Most of us carry in our heads the prices we expect to pay for everything from a gallon of gasoline to an Egg McMuffin. If you’ll excuse the wonkiness, pricing is an amazing mechanism. The Royal Swedish Academy of Sciences thought so, too. It awarded the Nobel Prize in Economics this year to three economists who have delved deeply into how prices work and how reliable they are in decisionmaking.
Should we buy? Can we make do with what we have? Will life be better after a purchase is made? A huge amount of human activity is involved in setting prices and reacting to them. The more we can get a fix on a price, the better our decisions.
Under way is a quiet revolution in health care that aims to put the price mechanism to work on the $2.8 trillion health-care system in the United States (see this Monitor Weekly cover story for details). Important note: This is not about the controversy raging in Washington and the media about public health-care exchanges to cover the 47 million Americans currently uninsured. It is about health insurance that affects the 150 million Americans with access to an employer-provided health plan.
Transparency about prices creates competition and informs decisionmaking. If you don’t know what something is going to cost, how do you know whether it is better or worse than an alternative? How do you know whether you even want it? As one specialist in the current system told the Monitor’s Harry Bruinius: “Health care is the only place, really, where the person who decides he or she wants something, and the person who delivers it, really don’t even have to talk about what it’s going to cost.”

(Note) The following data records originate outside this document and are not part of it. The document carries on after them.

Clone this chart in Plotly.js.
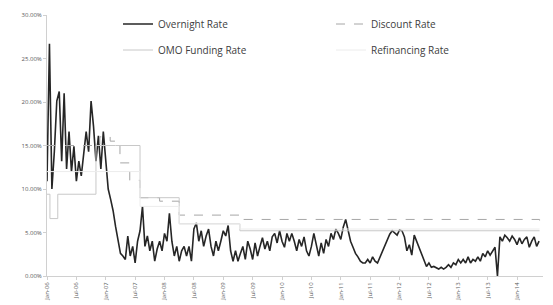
<!DOCTYPE html>
<html><head><meta charset="utf-8">
<script src="https://cdn.plot.ly/plotly-3.0.1.min.js"></script>
<style>html,body{margin:0;padding:0;background:#fff}#chart{width:553px;height:305px}</style>
</head><body><div id="chart"></div>
<script>
// x axis: months since start; tick labels every 6 months
const tickMonths = [0,6,12,18,24,30,36,42,48,54,60,66,72,78,84,90,96];
const tickLabels = ["Jan-06","Jul-06","Jan-07","Jul-07","Jan-08","Jul-08","Jan-09","Jul-09","Jan-10","Jul-10","Jan-11","Jul-11","Jan-12","Jul-12","Jan-13","Jul-13","Jan-14"];

// Overnight rate (%), sampled every half month from month 0
const overnightRate = [10.9,26.7,10.0,14.3,20.1,21.2,13.2,21.0,12.3,16.6,12.0,14.9,10.9,13.2,11.5,14.3,16.6,14.3,20.1,17.2,
13.2,16.1,12.3,16.6,13.2,10.0,8.8,7.5,5.7,4.0,2.6,2.3,1.9,4.6,2.3,3.4,1.5,4.0,5.2,8.0,
3.4,4.6,2.9,4.0,1.7,3.1,4.0,2.9,4.9,4.0,7.2,4.0,2.3,3.4,1.7,2.9,3.4,2.3,3.4,1.7,
5.4,6.1,4.0,5.2,3.4,4.6,5.4,3.4,2.3,4.0,2.9,4.0,5.2,4.6,5.8,2.9,1.7,2.9,1.7,2.6,
3.4,1.9,4.0,3.1,1.9,3.8,2.3,3.4,4.4,3.1,4.0,2.9,4.5,4.9,3.8,5.2,4.0,3.3,4.9,4.0,
4.9,4.0,2.9,4.2,3.4,4.5,2.9,2.3,3.4,4.9,3.4,2.3,3.8,2.6,4.2,3.4,4.9,4.2,5.4,4.9,
4.2,5.6,6.5,5.4,4.0,3.3,2.6,2.2,1.7,1.5,1.5,1.9,1.5,2.2,1.7,1.5,2.2,2.9,3.6,4.2,
4.8,5.2,4.9,4.7,5.3,5.2,4.5,2.9,3.6,2.4,4.7,4.0,3.3,2.6,1.7,1.1,1.5,1.0,1.1,0.9,
0.8,1.0,0.8,1.0,1.3,1.0,1.5,1.3,1.9,1.5,1.9,1.5,2.2,1.5,1.9,1.7,2.2,1.7,2.6,2.2,
2.9,2.4,2.9,3.3,0.0,4.5,4.0,4.7,4.4,4.0,4.6,4.2,3.6,4.4,3.7,4.2,4.5,3.3,4.0,4.5,
3.4,4.0];

// Discount rate (%)
const discountMonths = [0, 10.8, 12.9, 14.9, 16.9, 19.0, 23.0, 27.0, 39.4, 100.6];
const discountRate   = [15.0, 16.0, 15.5, 13.0, 11.0, 9.0, 8.6, 7.0, 6.5, 6.3];

// OMO funding rate (%)
const omoMonths = [0, 0.6, 2.2, 10.0, 14.0, 19.0, 27.0, 39.4, 100.6];
const omoRate   = [9.4, 6.6, 9.4, 15.0, 15.0, 9.0, 6.0, 5.2, 5.2];

// Refinancing rate (%)
const refiMonths = [0, 19.0, 27.0, 39.4, 100.6];
const refiRate   = [12.0, 8.0, 6.0, 5.4, 5.4];

const traces = [
  {x0:0, dx:0.5, y: overnightRate, type:'scatter', mode:'lines', name:'Overnight Rate',
   line:{color:'#262626', width:1.6}, legend:'legend'},
  {x: discountMonths, y: discountRate, type:'scatter', mode:'lines', name:'Discount Rate',
   line:{color:'#a6a6a6', width:1, dash:'dash', shape:'hv'}, legend:'legend2'},
  {x: omoMonths, y: omoRate, type:'scatter', mode:'lines', name:'OMO Funding Rate',
   line:{color:'#c8c8c8', width:1, shape:'hv'}, legend:'legend3'},
  {x: refiMonths, y: refiRate, type:'scatter', mode:'lines', name:'Refinancing Rate',
   line:{color:'#ececec', width:1, shape:'hv'}, legend:'legend4'}
];

const legendCommon = {orientation:'h', xref:'paper', yref:'paper', xanchor:'left', yanchor:'middle',
  font:{family:'Open Sans, sans-serif', size:10, color:'#404040'}, bgcolor:'rgba(0,0,0,0)',
  itemwidth:30};
const col1 = (118-47)/496, col2 = (331-47)/496;
const row1 = (276-24)/262, row2 = (276-50)/262;

const layout = {
  width:553, height:305,
  margin:{l:47, r:10, t:14, b:29},
  paper_bgcolor:'#fff', plot_bgcolor:'#fff',
  showlegend:true,
  legend:  Object.assign({}, legendCommon, {x:col1, y:row1}),
  legend2: Object.assign({}, legendCommon, {x:col2, y:row1}),
  legend3: Object.assign({}, legendCommon, {x:col1, y:row2}),
  legend4: Object.assign({}, legendCommon, {x:col2, y:row2}),
  xaxis:{range:[0, 101.3], tickmode:'array', tickvals:tickMonths, ticktext:tickLabels, tickangle:-90,
    showgrid:false, zeroline:false, showline:true, linecolor:'#d0d0d0', linewidth:1,
    ticks:'outside', ticklen:3, tickcolor:'#d0d0d0', automargin:false,
    tickfont:{family:'Open Sans, sans-serif', size:6, color:'#595959'}},
  yaxis:{range:[0,30], tickvals:[0,5,10,15,20,25,30], automargin:false,
    ticktext:['0.00%','5.00%','10.00%','15.00%','20.00%','25.00%','30.00%'],
    showgrid:false, zeroline:false, showline:true, linecolor:'#d0d0d0', linewidth:1,
    ticks:'outside', ticklen:3, tickcolor:'#d0d0d0',
    tickfont:{family:'Open Sans, sans-serif', size:6, color:'#595959'}}
};

Plotly.newPlot('chart', traces, layout, {displayModeBar:false, staticPlot:true});
</script></body></html>
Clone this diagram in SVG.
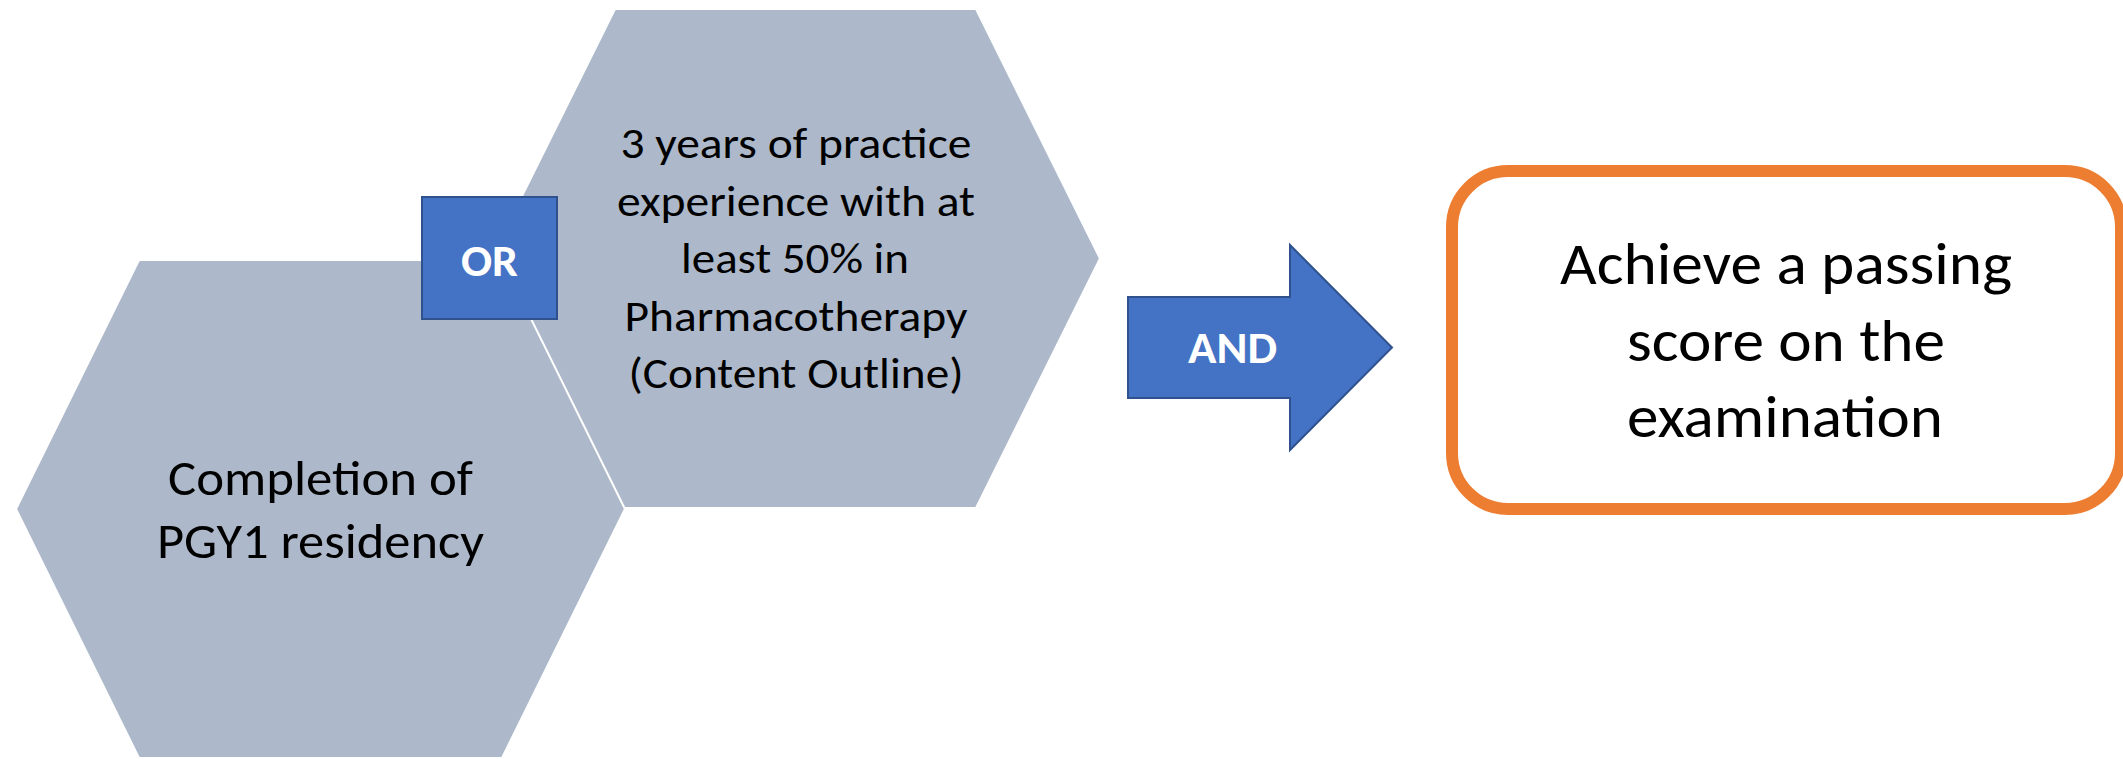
<svg xmlns="http://www.w3.org/2000/svg" width="2123" height="759" viewBox="0 0 2123 759">
  <style>
    .hex { fill: #ADB9CA; stroke: #FFFFFF; stroke-width: 2; }
    .blue { fill: #4472C4; stroke: #2F528F; stroke-width: 2; }
    .goal { fill: #FFFFFF; stroke: #ED7D31; stroke-width: 12; }
    .t { font-family: Carlito, Lato, "Open Sans", sans-serif; fill: #000000; text-anchor: middle; }
    .w { font-family: Carlito, Lato, "Open Sans", sans-serif; fill: #FFFFFF; font-weight: bold; text-anchor: middle; }
  </style>
  <rect x="0" y="0" width="2123" height="759" fill="#FFFFFF"/>

  <g id="node-practice">
    <polygon class="hex" points="491,258.5 615,9 976,9 1100,258.5 976,508 615,508"/>
    <text class="t" font-size="44" x="796" y="158" textLength="351" lengthAdjust="spacingAndGlyphs">3 years of practice</text>
    <text class="t" font-size="44" x="796" y="216" textLength="358" lengthAdjust="spacingAndGlyphs">experience with at</text>
    <text class="t" font-size="44" x="795" y="273" textLength="228" lengthAdjust="spacingAndGlyphs">least 50% in</text>
    <text class="t" font-size="44" x="796" y="331" textLength="343" lengthAdjust="spacingAndGlyphs">Pharmacotherapy</text>
    <text class="t" font-size="44" x="796" y="388" textLength="335" lengthAdjust="spacingAndGlyphs">(Content Outline)</text>
  </g>

  <g id="node-residency">
    <polygon class="hex" points="16,509 139,260 502,260 625,509 502,758 139,758"/>
    <text class="t" font-size="49" x="320.5" y="495" textLength="305" lengthAdjust="spacingAndGlyphs">Completion of</text>
    <text class="t" font-size="49" x="320.5" y="558" textLength="327" lengthAdjust="spacingAndGlyphs">PGY1 residency</text>
  </g>

  <g id="node-or">
    <rect class="blue" x="422" y="197" width="135" height="122"/>
    <text class="w" font-size="44" x="489.5" y="276" textLength="57" lengthAdjust="spacingAndGlyphs">OR</text>
  </g>

  <g id="connectors">
    <g id="connector-and">
      <polygon class="blue" points="1128,297 1290,297 1290,245 1392,347.5 1290,450 1290,398 1128,398"/>
      <text class="w" font-size="44" x="1232.5" y="363" textLength="89" lengthAdjust="spacingAndGlyphs">AND</text>
    </g>
  </g>

  <g id="node-exam">
    <rect class="goal" x="1452" y="171" width="669" height="338" rx="56" ry="56"/>
    <text class="t" font-size="59" x="1786" y="284" textLength="452" lengthAdjust="spacingAndGlyphs">Achieve a passing</text>
    <text class="t" font-size="59" x="1786" y="361" textLength="318" lengthAdjust="spacingAndGlyphs">score on the</text>
    <text class="t" font-size="59" x="1785" y="437" textLength="316" lengthAdjust="spacingAndGlyphs">examination</text>
  </g>
</svg>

The Dartmouth Institute for Health Policy and Clinical Practice has extensively examined today’s opaque system. Among its findings: More than 30 percent of US health-care spending is on unnecessary care. Not only that, overcoverage and overdiagnosis hurt more than they help. A 2012 book titled “Overdiagnosed: Making People Sick in the Pursuit of Health” describes this problem as “medicalizing life,” meaning interpreting ordinary experiences as diseases and always urging a medical remedy.
The media get some of the blame for promoting fear of disease and indicating that early, aggressive treatment is important (Hippocrates thought otherwise. “Doing nothing,” he wrote, “is sometimes a good remedy.”) Doctors who fear malpractice claims also play a part. They don’t stint on screening, treatment, and prescriptions. And patients with generous health plans often persist in unhealthy habits such as smoking, drinking, overeating, and not engaging in physical activity. In short, the current system is broken.
To be sure, there is a very real problem for low-income Americans who need but can’t afford treatment. Their safety net until now has been hospital emergency rooms. But it will be important to monitor the Affordable Care Act to see if it can strengthen that net without the unintended consequences of overdiagnosis that have infected so much of the rest of the system.
The private-side health-care revolution should nurture individual responsibility. As people shop for value, they should do what all but the most shopaholic shoppers do: Think about what health care they really need before spending. They might find that within their own closet – within a mental outlook that emphasizes health, happiness, affection, and balance – they already have a possession for which they would pay a great price.